─── Raw data
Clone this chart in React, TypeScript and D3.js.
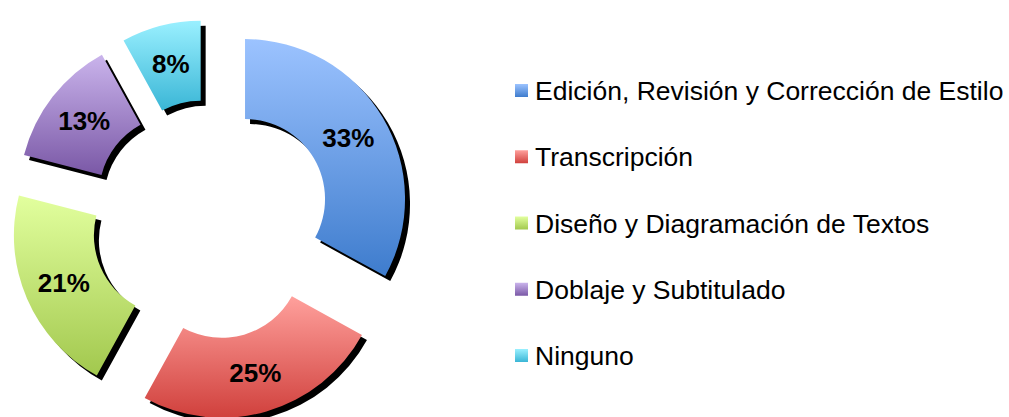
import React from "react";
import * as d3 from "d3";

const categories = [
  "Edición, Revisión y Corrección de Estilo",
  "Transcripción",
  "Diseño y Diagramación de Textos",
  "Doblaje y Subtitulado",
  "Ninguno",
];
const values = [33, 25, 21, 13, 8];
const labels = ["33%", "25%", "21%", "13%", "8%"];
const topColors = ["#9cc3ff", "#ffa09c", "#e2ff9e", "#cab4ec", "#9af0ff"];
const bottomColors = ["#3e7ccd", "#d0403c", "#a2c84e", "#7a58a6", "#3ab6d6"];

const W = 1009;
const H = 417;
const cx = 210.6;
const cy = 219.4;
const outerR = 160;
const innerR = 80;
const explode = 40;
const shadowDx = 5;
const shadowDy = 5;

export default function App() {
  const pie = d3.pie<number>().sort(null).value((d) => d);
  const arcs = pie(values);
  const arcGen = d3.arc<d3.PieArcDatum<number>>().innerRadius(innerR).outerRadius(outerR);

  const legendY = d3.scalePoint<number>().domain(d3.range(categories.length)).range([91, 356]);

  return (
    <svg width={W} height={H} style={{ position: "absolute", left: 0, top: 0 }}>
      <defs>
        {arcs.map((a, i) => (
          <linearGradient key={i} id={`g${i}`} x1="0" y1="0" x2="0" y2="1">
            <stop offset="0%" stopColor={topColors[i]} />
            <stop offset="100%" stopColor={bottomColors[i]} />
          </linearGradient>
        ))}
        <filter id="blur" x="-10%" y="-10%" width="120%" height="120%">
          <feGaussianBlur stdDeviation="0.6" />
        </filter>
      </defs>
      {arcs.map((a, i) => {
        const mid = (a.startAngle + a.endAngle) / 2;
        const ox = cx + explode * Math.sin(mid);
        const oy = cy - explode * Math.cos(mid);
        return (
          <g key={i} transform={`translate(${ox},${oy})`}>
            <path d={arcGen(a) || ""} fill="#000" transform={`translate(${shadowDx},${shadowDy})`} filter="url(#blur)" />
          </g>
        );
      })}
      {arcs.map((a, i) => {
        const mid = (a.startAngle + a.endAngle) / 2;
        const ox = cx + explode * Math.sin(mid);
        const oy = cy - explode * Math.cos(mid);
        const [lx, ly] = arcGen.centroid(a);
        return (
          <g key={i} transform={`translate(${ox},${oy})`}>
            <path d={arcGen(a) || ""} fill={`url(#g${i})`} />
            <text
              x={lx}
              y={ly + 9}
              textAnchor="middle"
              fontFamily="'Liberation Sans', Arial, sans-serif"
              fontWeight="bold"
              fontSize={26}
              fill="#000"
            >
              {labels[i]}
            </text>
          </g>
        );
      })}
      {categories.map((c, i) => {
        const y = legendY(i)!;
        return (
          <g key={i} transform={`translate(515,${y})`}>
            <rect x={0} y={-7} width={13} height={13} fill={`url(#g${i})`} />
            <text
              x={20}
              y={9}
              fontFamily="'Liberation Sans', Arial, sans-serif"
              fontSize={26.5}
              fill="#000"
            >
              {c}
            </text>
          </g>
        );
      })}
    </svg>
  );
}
──────
Repeat the lines above, starting at the first and stopping after the line that holds "const shadowDy = 5;", with the pictures left out.

## [Answer in full]
Clone this chart in React, TypeScript and D3.js.
import React from "react";
import * as d3 from "d3";

const categories = [
  "Edición, Revisión y Corrección de Estilo",
  "Transcripción",
  "Diseño y Diagramación de Textos",
  "Doblaje y Subtitulado",
  "Ninguno",
];
const values = [33, 25, 21, 13, 8];
const labels = ["33%", "25%", "21%", "13%", "8%"];
const topColors = ["#9cc3ff", "#ffa09c", "#e2ff9e", "#cab4ec", "#9af0ff"];
const bottomColors = ["#3e7ccd", "#d0403c", "#a2c84e", "#7a58a6", "#3ab6d6"];

const W = 1009;
const H = 417;
const cx = 210.6;
const cy = 219.4;
const outerR = 160;
const innerR = 80;
const explode = 40;
const shadowDx = 5;
const shadowDy = 5;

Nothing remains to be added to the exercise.